** Exercise brief **
Look at the data below and print exactly the lines from its first line through the line with "const sampleMinutes = 5;"; the pictures stay out of the copy.

** Stored data **
══════════
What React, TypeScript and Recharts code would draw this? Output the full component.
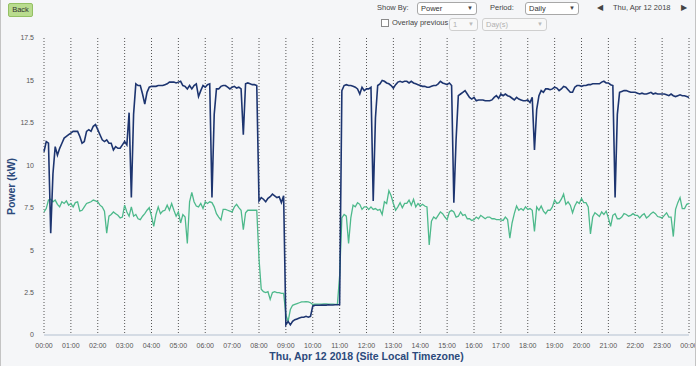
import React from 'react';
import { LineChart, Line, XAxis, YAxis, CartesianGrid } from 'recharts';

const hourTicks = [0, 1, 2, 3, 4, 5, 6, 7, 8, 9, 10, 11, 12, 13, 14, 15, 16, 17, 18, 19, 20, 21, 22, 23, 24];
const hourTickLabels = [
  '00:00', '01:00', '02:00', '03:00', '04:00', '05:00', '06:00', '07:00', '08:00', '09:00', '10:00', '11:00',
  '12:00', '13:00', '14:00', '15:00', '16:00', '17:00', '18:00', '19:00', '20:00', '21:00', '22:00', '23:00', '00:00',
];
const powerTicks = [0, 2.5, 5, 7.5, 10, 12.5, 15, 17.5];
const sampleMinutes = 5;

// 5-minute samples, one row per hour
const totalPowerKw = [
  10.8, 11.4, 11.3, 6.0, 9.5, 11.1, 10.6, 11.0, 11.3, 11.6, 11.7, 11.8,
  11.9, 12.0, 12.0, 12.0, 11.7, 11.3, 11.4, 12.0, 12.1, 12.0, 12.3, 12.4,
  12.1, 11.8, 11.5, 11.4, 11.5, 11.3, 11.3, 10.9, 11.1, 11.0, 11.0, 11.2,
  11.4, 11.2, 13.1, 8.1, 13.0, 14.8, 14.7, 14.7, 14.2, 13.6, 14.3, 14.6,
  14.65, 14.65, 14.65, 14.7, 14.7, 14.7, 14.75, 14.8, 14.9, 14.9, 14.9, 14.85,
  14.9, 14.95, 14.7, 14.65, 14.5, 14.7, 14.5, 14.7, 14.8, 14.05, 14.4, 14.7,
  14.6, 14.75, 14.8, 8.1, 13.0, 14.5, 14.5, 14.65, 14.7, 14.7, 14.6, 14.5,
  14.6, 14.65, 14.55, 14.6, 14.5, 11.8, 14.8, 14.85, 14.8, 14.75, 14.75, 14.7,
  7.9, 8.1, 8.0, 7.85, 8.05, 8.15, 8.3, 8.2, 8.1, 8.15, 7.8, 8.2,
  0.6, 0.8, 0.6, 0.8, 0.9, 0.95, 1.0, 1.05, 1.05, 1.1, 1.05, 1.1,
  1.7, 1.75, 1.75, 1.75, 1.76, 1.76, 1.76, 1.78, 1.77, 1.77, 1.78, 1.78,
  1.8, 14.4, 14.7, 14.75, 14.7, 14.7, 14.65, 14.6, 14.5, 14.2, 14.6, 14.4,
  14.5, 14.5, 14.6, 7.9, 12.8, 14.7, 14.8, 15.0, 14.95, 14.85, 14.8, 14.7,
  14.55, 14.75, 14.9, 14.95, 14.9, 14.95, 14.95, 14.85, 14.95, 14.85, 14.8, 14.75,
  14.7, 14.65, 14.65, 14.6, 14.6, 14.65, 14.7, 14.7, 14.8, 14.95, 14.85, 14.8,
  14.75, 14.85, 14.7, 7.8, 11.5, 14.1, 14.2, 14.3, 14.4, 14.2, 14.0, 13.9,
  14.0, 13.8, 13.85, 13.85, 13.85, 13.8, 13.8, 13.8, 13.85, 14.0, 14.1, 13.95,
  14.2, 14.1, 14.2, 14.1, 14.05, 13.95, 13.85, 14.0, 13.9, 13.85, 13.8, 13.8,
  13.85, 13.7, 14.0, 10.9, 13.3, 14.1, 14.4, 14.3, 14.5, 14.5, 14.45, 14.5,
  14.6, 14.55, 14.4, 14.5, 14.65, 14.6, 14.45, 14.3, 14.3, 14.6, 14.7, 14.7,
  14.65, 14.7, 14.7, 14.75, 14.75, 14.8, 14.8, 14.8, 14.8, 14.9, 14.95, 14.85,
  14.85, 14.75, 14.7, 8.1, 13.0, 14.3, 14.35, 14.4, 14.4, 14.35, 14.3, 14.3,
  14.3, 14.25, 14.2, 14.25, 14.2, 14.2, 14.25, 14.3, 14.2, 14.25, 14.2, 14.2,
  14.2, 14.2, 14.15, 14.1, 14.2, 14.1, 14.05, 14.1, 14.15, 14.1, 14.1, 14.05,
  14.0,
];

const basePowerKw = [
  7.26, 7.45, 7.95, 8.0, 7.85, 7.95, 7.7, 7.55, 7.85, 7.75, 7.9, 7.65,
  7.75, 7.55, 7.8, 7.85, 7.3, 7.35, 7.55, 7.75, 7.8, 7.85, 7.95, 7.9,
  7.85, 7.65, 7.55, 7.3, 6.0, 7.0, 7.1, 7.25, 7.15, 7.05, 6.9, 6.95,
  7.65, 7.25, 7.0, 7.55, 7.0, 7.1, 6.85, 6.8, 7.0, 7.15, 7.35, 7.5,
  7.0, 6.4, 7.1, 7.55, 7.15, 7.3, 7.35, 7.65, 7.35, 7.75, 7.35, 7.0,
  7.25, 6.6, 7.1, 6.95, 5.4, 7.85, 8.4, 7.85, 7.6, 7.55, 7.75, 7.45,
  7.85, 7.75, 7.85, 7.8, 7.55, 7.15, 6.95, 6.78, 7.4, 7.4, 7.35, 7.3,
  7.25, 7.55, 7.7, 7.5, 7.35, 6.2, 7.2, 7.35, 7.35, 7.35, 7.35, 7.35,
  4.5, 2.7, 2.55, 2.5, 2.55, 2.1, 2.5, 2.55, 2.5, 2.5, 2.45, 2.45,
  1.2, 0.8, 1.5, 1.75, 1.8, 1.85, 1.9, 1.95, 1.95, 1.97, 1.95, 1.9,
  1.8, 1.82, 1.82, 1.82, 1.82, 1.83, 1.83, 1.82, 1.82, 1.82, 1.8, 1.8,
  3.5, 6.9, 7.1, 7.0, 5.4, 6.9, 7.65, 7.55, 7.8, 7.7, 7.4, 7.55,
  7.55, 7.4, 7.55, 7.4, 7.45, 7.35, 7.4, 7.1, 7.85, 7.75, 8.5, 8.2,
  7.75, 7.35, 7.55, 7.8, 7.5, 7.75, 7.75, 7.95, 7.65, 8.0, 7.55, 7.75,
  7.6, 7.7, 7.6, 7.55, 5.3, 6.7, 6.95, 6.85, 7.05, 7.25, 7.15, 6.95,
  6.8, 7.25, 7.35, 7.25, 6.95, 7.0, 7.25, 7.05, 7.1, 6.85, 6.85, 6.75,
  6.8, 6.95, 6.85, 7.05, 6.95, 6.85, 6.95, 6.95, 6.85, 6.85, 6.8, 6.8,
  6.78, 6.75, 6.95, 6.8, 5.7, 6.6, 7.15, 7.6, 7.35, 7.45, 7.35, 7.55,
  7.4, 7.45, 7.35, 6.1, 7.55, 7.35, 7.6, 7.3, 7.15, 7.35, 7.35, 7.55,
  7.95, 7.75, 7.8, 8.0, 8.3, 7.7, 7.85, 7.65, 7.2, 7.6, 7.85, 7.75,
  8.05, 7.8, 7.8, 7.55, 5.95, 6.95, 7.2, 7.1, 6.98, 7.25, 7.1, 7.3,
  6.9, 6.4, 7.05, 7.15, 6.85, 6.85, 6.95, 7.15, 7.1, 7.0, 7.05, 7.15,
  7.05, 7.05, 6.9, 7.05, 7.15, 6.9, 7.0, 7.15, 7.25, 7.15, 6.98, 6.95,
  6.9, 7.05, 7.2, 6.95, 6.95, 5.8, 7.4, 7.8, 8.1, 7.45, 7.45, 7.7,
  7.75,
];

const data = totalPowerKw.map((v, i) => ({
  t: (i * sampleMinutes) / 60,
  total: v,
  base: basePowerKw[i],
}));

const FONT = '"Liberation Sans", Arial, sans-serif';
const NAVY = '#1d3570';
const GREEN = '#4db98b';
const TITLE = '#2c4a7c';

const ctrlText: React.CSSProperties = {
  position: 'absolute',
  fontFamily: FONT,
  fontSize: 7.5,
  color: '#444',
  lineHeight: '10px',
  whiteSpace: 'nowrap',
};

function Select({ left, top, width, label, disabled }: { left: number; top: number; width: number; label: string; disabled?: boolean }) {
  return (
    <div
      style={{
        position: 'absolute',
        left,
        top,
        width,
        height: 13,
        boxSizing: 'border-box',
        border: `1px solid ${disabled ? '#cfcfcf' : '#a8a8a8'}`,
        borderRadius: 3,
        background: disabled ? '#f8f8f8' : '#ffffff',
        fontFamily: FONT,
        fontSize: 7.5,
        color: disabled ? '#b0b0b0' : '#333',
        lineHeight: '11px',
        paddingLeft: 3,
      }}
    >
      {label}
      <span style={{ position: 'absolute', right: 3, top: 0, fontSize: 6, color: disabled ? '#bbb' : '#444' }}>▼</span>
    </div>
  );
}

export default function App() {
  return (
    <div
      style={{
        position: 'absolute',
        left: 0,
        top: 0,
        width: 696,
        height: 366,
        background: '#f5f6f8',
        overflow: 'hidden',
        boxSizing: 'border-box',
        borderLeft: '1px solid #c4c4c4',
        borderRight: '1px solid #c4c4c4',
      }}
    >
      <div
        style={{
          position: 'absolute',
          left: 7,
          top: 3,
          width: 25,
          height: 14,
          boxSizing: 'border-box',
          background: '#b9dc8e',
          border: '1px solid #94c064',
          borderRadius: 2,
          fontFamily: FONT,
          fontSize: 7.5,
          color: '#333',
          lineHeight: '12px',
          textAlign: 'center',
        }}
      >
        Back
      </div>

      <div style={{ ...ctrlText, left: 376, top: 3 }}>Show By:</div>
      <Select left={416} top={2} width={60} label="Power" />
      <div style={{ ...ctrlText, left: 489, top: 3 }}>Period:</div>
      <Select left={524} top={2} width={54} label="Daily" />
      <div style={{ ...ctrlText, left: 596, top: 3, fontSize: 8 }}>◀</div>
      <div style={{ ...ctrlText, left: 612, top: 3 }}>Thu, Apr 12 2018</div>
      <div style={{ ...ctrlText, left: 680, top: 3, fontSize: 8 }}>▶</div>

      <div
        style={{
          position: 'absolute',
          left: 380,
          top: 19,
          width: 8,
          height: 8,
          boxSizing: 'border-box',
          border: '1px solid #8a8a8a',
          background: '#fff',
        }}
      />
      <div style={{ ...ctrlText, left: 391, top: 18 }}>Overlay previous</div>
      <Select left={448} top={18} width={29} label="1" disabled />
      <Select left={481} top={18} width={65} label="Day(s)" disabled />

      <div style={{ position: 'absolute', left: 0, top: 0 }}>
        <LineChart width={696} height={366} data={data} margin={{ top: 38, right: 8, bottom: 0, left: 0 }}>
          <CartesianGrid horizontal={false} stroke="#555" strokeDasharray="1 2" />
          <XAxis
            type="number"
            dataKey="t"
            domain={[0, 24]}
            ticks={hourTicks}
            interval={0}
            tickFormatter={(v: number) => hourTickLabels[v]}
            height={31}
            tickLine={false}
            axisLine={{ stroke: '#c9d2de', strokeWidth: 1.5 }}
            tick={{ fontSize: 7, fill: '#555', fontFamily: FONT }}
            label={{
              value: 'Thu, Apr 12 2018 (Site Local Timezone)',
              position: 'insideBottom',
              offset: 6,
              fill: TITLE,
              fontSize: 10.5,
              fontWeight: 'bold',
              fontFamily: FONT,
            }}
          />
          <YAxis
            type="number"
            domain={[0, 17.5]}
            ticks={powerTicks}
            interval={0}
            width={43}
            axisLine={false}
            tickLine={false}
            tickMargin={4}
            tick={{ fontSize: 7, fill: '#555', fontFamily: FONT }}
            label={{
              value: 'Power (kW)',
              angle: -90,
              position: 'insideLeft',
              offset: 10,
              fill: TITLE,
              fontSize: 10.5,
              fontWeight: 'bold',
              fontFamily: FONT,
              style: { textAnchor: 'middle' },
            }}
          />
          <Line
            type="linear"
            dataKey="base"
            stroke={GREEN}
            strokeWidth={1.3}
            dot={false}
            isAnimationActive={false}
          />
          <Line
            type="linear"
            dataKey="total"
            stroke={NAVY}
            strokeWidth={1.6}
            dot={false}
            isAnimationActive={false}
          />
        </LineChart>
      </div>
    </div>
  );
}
══════════
** Written response **
What React, TypeScript and Recharts code would draw this? Output the full component.
import React from 'react';
import { LineChart, Line, XAxis, YAxis, CartesianGrid } from 'recharts';

const hourTicks = [0, 1, 2, 3, 4, 5, 6, 7, 8, 9, 10, 11, 12, 13, 14, 15, 16, 17, 18, 19, 20, 21, 22, 23, 24];
const hourTickLabels = [
  '00:00', '01:00', '02:00', '03:00', '04:00', '05:00', '06:00', '07:00', '08:00', '09:00', '10:00', '11:00',
  '12:00', '13:00', '14:00', '15:00', '16:00', '17:00', '18:00', '19:00', '20:00', '21:00', '22:00', '23:00', '00:00',
];
const powerTicks = [0, 2.5, 5, 7.5, 10, 12.5, 15, 17.5];
const sampleMinutes = 5;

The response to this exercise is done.